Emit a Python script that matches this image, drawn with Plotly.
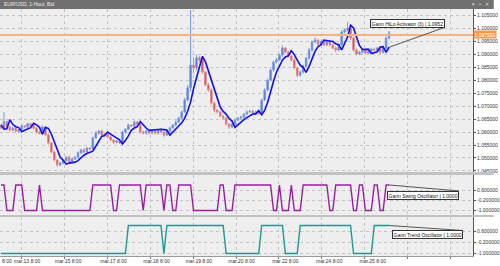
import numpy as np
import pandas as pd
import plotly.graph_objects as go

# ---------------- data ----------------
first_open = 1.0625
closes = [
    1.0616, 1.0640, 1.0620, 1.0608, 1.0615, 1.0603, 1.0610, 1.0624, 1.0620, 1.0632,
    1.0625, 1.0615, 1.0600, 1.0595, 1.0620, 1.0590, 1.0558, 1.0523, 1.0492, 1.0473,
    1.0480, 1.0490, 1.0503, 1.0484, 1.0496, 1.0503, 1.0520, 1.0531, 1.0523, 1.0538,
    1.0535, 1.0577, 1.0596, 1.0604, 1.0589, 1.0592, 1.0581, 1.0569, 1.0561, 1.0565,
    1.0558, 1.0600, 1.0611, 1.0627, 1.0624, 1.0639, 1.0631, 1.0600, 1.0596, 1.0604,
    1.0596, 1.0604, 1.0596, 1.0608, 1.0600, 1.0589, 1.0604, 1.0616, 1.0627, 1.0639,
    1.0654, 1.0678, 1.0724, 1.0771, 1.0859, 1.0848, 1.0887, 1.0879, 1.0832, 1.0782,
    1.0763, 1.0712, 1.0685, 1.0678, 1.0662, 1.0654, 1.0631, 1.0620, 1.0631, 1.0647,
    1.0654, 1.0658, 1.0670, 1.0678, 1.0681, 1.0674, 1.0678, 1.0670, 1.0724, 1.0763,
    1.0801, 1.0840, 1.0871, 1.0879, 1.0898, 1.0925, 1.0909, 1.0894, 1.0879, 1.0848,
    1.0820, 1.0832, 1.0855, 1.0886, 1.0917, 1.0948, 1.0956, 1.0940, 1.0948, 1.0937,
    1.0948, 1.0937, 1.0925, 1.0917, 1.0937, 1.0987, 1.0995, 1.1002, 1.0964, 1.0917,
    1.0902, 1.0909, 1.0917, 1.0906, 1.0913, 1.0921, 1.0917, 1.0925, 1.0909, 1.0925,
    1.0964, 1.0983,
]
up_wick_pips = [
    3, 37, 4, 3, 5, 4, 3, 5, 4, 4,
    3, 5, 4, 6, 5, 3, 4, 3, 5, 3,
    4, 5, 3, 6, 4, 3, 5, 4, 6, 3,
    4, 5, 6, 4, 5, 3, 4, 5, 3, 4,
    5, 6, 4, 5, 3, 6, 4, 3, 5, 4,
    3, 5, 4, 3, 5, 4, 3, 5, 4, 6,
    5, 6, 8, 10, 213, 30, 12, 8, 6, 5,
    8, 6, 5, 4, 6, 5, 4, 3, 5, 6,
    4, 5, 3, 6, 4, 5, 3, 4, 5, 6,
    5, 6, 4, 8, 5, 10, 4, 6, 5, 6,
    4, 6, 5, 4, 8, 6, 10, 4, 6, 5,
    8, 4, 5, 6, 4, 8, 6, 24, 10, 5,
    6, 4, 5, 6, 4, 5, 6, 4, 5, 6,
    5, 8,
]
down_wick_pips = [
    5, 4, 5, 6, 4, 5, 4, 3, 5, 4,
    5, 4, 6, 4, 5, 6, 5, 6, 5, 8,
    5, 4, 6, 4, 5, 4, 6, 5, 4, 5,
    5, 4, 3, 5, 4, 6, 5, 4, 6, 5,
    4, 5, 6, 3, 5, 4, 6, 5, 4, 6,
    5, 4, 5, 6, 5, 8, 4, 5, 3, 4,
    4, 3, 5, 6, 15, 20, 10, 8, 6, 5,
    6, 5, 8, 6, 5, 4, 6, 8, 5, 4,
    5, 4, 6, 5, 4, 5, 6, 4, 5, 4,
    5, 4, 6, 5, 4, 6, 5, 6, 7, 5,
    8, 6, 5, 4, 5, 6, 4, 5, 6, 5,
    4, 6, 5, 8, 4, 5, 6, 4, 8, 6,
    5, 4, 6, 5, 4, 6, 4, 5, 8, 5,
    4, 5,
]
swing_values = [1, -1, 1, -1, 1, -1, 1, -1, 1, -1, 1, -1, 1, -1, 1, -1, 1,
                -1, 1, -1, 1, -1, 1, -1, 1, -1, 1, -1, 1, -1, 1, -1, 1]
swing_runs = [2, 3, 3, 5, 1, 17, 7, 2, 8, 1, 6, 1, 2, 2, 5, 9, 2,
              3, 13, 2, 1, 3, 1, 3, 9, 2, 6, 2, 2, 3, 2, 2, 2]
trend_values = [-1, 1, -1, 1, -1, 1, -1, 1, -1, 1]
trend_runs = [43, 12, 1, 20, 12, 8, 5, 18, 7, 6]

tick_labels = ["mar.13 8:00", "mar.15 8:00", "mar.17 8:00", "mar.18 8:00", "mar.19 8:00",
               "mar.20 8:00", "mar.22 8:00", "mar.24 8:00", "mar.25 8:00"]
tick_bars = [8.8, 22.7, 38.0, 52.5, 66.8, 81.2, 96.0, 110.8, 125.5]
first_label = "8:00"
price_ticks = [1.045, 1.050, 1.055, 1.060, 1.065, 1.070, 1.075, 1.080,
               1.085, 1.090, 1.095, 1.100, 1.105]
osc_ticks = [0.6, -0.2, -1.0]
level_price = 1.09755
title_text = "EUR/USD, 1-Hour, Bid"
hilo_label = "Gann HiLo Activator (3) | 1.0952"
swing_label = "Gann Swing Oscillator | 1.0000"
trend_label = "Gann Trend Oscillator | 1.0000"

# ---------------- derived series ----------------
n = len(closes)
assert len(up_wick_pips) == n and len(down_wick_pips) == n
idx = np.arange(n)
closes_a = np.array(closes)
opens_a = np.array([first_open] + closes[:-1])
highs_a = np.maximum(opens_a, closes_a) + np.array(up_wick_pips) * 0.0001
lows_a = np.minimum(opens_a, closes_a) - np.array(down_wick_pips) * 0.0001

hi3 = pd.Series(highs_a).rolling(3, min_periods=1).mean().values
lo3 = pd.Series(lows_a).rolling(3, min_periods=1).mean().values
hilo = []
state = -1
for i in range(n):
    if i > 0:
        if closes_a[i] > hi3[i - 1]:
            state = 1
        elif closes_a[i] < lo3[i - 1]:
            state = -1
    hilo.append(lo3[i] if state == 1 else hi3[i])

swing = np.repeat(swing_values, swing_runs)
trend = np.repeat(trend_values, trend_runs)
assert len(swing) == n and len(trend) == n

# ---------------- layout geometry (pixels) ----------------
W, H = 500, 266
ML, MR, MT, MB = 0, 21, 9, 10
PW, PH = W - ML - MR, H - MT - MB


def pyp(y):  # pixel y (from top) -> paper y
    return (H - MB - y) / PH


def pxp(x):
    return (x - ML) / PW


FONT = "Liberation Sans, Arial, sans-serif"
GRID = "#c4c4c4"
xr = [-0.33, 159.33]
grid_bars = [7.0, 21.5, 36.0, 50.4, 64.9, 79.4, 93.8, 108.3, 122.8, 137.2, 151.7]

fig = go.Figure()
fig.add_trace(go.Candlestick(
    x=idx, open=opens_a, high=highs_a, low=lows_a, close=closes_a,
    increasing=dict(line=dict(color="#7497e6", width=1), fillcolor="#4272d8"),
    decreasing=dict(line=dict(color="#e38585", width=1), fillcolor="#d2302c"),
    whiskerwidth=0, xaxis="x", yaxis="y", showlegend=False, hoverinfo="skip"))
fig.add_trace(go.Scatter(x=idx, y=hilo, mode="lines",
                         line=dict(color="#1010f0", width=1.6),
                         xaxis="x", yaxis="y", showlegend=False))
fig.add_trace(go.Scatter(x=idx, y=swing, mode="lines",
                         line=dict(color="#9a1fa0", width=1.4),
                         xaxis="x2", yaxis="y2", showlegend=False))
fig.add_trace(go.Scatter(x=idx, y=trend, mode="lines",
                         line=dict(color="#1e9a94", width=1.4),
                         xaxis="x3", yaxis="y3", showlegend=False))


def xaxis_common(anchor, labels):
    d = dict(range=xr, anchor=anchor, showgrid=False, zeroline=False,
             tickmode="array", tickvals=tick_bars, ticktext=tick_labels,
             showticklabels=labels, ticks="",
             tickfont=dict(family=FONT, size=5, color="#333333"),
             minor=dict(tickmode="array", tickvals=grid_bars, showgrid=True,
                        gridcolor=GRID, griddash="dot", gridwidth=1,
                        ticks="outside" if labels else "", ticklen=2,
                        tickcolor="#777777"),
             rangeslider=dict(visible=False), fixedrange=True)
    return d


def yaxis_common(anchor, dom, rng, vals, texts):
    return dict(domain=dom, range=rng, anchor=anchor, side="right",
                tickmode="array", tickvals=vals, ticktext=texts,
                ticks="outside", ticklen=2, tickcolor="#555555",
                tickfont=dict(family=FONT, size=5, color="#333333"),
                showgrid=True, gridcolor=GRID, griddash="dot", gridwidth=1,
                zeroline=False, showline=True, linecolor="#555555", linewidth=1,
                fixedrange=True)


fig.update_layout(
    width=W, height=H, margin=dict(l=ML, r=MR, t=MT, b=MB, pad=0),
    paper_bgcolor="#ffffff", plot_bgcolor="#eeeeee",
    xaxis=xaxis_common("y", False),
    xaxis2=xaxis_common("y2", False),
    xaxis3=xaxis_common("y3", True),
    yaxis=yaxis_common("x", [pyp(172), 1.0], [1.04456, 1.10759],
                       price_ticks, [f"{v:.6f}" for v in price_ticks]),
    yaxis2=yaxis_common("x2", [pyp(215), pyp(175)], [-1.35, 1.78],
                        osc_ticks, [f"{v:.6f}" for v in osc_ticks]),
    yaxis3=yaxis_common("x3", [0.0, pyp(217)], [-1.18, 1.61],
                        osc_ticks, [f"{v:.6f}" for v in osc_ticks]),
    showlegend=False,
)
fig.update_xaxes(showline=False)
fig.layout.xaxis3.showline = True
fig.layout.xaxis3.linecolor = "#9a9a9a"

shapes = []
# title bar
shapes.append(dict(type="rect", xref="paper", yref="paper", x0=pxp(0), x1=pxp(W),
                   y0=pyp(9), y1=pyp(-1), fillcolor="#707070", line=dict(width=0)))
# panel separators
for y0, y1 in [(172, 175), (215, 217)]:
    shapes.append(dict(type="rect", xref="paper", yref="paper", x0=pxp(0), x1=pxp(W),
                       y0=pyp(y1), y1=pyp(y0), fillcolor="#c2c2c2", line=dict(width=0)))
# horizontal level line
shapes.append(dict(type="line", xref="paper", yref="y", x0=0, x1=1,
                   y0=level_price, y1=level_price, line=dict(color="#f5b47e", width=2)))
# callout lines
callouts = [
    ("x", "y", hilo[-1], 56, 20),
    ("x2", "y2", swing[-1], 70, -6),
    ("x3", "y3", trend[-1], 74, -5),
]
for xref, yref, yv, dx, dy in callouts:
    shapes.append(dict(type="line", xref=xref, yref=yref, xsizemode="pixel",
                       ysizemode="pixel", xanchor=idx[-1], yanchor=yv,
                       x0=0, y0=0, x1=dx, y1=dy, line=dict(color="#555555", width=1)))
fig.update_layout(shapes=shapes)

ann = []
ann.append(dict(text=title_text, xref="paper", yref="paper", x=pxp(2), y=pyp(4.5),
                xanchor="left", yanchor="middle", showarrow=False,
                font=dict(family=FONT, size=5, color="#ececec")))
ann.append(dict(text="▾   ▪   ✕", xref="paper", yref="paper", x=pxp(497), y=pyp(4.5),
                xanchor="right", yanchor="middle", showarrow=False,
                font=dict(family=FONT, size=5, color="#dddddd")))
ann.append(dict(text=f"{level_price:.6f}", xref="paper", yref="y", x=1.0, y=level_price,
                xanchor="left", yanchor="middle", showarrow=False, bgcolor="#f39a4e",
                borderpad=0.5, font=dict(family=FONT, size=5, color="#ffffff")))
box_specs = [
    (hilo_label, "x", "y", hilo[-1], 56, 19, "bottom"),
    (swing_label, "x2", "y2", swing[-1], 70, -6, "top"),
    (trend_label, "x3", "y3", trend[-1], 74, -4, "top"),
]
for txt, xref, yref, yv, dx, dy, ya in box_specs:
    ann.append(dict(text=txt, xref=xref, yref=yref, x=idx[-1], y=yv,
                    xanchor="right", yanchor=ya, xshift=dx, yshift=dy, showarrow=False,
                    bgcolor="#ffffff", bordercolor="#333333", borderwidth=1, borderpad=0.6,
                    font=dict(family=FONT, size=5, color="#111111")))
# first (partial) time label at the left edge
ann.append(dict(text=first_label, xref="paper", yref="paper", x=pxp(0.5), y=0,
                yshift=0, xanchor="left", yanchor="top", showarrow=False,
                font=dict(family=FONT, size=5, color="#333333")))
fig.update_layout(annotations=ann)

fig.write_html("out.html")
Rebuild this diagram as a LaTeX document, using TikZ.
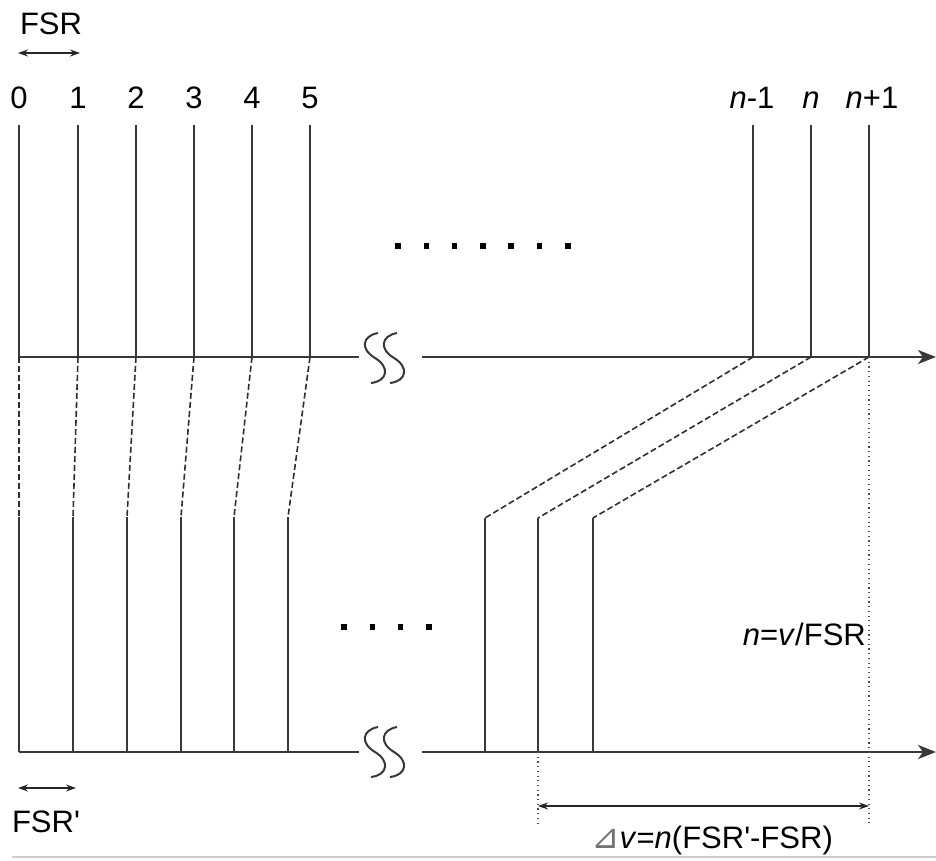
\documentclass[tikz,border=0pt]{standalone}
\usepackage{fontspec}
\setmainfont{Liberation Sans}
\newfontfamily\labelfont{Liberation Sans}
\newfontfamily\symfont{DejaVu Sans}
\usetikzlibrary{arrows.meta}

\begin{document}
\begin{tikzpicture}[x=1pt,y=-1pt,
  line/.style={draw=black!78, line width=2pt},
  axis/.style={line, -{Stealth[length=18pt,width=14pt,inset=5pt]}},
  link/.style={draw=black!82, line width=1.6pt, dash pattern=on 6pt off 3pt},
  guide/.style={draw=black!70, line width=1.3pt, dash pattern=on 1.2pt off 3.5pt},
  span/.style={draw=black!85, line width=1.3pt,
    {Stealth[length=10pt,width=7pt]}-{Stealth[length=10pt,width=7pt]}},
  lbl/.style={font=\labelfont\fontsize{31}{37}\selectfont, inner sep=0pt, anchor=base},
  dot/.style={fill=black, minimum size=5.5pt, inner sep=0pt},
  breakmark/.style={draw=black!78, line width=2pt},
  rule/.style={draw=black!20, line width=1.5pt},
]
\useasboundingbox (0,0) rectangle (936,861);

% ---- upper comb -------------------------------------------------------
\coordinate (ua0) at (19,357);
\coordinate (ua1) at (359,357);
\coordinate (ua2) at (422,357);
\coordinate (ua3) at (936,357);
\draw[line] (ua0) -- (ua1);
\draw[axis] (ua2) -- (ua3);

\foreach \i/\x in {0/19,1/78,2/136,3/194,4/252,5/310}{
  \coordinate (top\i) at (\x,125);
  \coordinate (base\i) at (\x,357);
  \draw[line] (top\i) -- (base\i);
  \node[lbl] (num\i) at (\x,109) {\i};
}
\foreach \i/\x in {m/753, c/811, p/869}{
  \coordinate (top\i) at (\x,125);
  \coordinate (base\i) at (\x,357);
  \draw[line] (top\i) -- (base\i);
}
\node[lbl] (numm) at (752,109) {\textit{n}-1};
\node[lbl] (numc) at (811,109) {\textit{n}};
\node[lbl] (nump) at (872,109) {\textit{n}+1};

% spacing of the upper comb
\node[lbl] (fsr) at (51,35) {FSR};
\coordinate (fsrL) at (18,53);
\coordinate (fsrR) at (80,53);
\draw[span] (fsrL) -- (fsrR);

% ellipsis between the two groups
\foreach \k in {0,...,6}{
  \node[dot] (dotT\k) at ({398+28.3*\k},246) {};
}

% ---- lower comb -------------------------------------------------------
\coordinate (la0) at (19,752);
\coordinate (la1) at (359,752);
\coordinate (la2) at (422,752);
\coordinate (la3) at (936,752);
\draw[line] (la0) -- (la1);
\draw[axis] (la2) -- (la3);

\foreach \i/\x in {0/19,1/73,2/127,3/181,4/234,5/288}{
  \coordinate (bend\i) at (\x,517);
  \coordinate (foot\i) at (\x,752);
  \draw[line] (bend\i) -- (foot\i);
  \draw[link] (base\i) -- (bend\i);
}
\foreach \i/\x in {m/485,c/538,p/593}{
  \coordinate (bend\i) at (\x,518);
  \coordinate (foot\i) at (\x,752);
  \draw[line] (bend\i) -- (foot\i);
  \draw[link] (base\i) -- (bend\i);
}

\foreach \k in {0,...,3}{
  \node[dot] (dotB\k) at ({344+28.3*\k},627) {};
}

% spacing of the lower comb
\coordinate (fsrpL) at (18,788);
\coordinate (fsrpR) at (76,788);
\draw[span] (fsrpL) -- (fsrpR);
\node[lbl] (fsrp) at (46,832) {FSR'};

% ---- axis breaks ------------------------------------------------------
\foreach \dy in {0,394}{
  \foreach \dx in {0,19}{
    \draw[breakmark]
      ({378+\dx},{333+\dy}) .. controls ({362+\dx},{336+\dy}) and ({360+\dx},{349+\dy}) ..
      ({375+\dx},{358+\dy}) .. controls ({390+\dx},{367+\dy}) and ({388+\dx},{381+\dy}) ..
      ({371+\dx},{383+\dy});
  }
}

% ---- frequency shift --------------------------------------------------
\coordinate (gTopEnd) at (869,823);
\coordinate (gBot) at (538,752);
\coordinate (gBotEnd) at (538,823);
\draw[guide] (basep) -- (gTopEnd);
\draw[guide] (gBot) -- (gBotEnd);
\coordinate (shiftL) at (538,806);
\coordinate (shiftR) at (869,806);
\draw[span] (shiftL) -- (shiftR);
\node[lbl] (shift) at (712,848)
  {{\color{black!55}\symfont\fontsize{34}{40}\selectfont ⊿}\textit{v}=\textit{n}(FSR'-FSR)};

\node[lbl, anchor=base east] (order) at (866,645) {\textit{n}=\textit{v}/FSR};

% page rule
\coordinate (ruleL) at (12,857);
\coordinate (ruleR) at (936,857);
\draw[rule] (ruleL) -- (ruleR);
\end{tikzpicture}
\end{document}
+ + + + +
— Given instruction —
Select all lines with the word "this" from the entries above.

— Task result —
Emit a Python script that matches this image, drawn with Plotly.
Rebuild this diagram as a LaTeX document, using TikZ.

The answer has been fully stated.